Choosing your next vacuum pump

In practice, when selecting a pump, you need to know where on the pump’s flow curve your most demanding application will fall. By doing so, you ensure that your pump will have a sufficient pumping speed at working vacuum (working flow rate) to accomplish your operation in a reasonable time. When investigating vacuum pumps for purchase, ask your vendor to provide the flow curves for your examination so that you can determine the pump’s working flow rate at your application’s required vacuum depth. Alternatively, tell your vendor the vacuum level at which you need to operate your vacuum application, and ask for the pump’s working flow rate at that vacuum level.

While differences in effective pumping speeds provide a partial explanation for the range in prices among vacuum pumps with similar specifications, you should not assume that pump prices always reflect differences in working flow rates. Even premium-priced pumps can differ considerably in working flow rates. Figure 2 shows the actual performance curves of two VACUUBRAND VARIO® vacuum pumps (Essex, CT) and the curve of a competitive pump (Pump X) with similar specifications. All three pumps have reported ultimate vacuum specifications of 2 mbar. The PC 3001 VARIOpro—the smallest of the three pumps—has a pumping speed specification of 2 m3/hr. Pump X has a 3 m3/hr specification, and the PC 3004 VARIO reports a maximum pumping speed of 4.6 m3/hr.

137404-fig2

Figure 2 – Performance curves of two VARIO vacuum pumps and the curve of Pump X with similar specifications.
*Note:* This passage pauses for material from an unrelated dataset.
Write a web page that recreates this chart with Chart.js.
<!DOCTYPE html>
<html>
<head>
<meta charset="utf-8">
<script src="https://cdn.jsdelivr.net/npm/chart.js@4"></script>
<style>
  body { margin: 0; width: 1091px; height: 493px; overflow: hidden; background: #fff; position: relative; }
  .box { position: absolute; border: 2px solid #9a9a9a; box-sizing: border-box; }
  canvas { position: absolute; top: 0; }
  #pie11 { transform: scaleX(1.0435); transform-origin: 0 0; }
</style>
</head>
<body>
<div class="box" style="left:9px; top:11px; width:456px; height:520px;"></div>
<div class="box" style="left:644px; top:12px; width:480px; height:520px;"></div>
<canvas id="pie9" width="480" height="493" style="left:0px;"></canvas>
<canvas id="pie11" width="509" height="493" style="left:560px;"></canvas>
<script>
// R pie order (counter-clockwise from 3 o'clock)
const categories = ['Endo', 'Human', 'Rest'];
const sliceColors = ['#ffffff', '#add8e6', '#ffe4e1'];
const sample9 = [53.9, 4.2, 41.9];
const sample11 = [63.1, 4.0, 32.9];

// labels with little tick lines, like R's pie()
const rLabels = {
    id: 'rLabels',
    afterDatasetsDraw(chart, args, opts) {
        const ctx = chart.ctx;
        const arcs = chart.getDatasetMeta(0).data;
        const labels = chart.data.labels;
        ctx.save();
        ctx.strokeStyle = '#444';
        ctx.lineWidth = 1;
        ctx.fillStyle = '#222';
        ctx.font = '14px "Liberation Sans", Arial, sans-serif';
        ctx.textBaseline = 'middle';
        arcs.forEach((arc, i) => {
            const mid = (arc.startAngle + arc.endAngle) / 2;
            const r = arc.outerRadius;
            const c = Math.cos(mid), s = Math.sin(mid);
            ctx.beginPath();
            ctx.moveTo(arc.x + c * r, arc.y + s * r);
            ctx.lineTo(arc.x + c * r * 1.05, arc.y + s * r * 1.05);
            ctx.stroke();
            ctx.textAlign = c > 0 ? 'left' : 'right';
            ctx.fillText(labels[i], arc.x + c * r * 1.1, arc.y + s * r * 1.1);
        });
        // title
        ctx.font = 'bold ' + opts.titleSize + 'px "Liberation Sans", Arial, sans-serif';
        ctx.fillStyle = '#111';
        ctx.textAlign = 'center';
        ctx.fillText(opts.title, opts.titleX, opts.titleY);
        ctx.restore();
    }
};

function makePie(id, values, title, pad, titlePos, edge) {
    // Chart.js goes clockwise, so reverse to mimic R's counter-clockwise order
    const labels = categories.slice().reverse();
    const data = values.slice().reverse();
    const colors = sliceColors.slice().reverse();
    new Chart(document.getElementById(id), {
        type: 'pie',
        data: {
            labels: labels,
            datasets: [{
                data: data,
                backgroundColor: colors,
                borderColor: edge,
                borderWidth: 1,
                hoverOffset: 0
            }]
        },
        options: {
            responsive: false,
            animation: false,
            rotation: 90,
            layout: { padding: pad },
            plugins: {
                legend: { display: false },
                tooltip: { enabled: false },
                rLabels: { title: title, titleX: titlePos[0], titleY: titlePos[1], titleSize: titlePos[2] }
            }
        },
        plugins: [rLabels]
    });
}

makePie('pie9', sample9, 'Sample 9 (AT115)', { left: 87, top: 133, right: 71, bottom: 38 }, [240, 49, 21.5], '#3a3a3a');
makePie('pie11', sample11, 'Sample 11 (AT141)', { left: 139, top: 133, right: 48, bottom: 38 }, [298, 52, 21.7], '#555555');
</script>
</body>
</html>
Examining the performance curves reveals an interesting pattern not captured by the pumps’ specifications. Pump X loses almost two-thirds of its specified pumping speed before it reaches a vacuum level of 100 mbar—the vacuum level achieved by an effective house vacuum system, and a suitable level for vacuum filtration precisely because it minimizes evaporation. The result is that at the working vacuum level of 23 mbar, as in the hypothetical example above, Pump X has a pumping speed of only about 0.9 m3/hr. The PC 3001 VARIOpro, with a specified flow rate that is one-third less than Pump X, pumps 60% faster at a working vacuum level of 23 mbar. The PC 3004 VARIO pump, with a flow rate specification 50% higher than Pump X, has a pumping speed at the working vacuum level that is three times that of Pump X.
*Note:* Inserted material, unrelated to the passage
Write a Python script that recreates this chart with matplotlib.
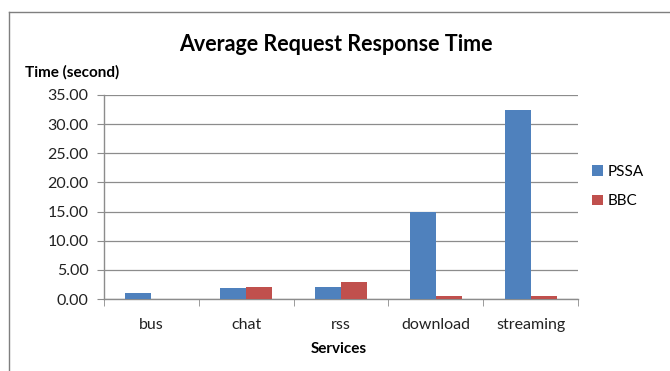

This understanding of comparative work rates can offer interesting purchase options to the vacuum pump buyer. You could choose to pay considerably less for a smaller pump, and get comparable (or even better) performance, or you could choose a pump with a comparable price, and get pumping performance fully three times as great at working vacuum levels.

Summary

The two specifications that are generally available when selecting a vacuum pump are the ultimate vacuum and flow rate. Unfortunately, these data points are often inadequate for determining whether a vacuum pump is appropriate for a particular application or for comparing the relative performance of two vacuum pumps. This is because ultimate vacuum and flow rate are merely endpoints on a curve, and reflect a pump’s capabilities under conditions that are not representative of the pump in actual use.
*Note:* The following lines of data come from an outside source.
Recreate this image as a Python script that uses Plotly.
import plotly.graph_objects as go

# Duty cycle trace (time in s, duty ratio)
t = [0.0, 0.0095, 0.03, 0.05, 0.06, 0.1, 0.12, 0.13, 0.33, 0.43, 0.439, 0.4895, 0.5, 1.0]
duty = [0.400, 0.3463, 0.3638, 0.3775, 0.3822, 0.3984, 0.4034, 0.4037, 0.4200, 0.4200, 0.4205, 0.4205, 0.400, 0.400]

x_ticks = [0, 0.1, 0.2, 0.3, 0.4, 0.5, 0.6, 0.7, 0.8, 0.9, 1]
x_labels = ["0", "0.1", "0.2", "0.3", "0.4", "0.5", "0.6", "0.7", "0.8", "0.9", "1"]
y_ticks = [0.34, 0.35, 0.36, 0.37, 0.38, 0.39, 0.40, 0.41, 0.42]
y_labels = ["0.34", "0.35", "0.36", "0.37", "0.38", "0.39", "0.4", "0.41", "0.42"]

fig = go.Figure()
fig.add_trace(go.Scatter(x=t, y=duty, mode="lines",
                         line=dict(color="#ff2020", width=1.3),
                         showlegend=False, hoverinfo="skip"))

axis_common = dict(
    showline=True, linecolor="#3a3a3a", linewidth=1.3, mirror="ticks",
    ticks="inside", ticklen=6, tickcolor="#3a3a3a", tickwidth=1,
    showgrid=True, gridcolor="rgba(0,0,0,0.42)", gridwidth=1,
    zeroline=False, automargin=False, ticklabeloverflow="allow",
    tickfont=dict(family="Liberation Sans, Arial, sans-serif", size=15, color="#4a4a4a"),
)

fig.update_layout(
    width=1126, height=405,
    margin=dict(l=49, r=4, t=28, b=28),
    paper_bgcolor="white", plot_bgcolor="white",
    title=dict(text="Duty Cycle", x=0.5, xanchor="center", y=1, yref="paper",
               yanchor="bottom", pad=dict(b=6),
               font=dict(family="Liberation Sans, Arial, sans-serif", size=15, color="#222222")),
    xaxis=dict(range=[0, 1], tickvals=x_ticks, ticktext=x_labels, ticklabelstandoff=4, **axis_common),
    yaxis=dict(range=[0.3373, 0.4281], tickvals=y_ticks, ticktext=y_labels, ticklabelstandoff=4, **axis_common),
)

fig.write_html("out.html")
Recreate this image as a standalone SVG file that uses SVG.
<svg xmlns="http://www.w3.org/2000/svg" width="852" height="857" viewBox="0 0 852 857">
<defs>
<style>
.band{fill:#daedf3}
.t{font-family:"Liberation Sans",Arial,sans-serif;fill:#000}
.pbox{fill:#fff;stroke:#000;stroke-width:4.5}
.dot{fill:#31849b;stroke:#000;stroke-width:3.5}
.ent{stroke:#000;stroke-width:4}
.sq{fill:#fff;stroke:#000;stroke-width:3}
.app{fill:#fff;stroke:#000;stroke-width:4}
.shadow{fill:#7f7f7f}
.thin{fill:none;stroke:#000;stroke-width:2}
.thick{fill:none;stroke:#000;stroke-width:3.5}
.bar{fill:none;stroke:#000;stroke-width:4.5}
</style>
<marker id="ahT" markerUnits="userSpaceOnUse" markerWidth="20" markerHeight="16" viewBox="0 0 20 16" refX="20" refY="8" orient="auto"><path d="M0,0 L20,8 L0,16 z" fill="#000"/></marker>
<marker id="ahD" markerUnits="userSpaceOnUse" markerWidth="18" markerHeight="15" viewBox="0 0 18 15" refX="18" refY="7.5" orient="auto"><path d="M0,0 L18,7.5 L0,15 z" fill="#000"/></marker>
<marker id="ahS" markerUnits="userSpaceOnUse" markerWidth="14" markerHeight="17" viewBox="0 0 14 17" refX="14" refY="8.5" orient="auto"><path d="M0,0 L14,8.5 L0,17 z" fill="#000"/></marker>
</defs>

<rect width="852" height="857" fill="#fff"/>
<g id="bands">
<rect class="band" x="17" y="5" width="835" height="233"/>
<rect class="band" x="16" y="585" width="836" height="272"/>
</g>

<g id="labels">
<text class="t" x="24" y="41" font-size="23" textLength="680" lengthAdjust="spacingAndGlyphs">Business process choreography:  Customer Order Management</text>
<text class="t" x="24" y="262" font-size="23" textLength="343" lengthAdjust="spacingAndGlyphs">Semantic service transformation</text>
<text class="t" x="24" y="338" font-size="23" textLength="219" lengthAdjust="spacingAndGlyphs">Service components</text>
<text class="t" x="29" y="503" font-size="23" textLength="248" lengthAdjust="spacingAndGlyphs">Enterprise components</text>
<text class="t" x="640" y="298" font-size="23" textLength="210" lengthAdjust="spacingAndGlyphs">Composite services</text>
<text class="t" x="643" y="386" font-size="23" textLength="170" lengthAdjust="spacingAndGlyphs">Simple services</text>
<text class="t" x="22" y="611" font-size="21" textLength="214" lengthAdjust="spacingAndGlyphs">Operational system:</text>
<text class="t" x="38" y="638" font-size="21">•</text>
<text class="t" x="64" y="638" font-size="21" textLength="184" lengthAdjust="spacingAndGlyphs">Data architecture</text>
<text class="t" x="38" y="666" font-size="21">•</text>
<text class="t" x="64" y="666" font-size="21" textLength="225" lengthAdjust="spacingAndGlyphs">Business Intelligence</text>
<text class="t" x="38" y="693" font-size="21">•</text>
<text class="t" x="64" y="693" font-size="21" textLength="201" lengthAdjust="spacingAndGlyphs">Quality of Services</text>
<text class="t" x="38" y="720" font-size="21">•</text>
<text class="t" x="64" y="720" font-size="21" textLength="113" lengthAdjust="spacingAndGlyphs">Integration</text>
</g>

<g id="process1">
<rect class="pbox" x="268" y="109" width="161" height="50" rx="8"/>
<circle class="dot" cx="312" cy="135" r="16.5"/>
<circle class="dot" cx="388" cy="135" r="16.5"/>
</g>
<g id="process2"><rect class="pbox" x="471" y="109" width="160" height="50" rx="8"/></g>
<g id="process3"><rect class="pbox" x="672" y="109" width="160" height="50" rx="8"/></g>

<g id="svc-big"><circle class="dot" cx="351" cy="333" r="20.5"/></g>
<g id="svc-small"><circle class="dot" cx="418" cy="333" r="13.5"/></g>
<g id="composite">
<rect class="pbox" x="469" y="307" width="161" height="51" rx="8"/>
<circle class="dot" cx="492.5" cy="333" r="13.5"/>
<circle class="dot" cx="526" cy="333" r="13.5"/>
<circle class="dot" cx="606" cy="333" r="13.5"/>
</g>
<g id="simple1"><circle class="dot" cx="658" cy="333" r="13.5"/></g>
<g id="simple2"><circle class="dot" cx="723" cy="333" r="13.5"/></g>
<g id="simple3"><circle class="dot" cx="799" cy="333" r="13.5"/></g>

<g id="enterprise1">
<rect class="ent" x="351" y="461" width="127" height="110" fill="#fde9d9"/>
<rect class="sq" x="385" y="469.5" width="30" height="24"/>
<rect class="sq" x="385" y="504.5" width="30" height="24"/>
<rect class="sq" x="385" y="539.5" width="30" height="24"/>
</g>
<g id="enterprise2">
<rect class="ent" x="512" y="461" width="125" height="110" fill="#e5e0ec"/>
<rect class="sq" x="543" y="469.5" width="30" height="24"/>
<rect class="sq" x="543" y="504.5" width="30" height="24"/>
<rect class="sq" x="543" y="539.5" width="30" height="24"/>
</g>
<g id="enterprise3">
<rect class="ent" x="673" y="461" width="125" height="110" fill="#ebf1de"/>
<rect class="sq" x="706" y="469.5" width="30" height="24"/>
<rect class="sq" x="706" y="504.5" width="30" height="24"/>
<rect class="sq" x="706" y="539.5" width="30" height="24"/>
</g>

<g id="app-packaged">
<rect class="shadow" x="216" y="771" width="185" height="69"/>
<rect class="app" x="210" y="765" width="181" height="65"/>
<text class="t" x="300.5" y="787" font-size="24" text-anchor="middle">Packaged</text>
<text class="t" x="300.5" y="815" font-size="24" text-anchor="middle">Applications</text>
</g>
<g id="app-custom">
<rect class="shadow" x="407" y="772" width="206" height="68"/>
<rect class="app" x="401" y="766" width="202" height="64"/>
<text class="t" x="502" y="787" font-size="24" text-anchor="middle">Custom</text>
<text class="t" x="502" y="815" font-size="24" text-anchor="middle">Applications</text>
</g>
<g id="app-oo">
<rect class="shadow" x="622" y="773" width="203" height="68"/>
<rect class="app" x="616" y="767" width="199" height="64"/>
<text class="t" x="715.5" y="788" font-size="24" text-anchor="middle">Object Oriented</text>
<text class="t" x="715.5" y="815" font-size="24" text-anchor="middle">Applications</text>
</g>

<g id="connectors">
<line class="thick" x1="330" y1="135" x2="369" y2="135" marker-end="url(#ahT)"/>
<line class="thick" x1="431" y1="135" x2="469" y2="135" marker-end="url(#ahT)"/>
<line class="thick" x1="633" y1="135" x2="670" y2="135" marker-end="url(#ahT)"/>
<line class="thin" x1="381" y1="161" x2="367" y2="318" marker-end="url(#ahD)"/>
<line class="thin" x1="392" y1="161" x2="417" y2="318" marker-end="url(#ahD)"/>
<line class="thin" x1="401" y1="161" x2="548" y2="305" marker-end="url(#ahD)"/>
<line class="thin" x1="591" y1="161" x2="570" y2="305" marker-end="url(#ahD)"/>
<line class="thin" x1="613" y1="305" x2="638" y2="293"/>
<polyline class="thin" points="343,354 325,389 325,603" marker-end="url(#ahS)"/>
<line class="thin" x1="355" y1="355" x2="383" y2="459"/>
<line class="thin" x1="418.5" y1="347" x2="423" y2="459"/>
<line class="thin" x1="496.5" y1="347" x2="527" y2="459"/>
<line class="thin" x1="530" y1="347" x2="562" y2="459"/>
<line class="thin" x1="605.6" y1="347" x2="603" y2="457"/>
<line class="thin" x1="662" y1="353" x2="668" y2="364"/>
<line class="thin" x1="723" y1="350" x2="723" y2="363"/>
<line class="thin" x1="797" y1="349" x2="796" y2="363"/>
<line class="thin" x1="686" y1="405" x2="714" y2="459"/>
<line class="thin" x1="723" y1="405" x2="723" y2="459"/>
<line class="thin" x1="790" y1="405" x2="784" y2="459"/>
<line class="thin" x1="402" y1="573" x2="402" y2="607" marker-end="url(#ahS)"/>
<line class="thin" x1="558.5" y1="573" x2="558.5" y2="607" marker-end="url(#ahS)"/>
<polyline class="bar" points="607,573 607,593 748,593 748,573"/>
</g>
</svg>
Scientists selecting a vacuum pump for a lab evaporative application should investigate the working flow rate of the pumps under consideration, either by reviewing flow curves for the pump or by asking the pump vendors for the effective flow rate of their recommended pump at the most demanding operating conditions expected for the intended application. Doing so helps ensure that labs obtain the productivity advantages of the pump with better pumping speed at working vacuum, and in some cases save money in the purchasing process.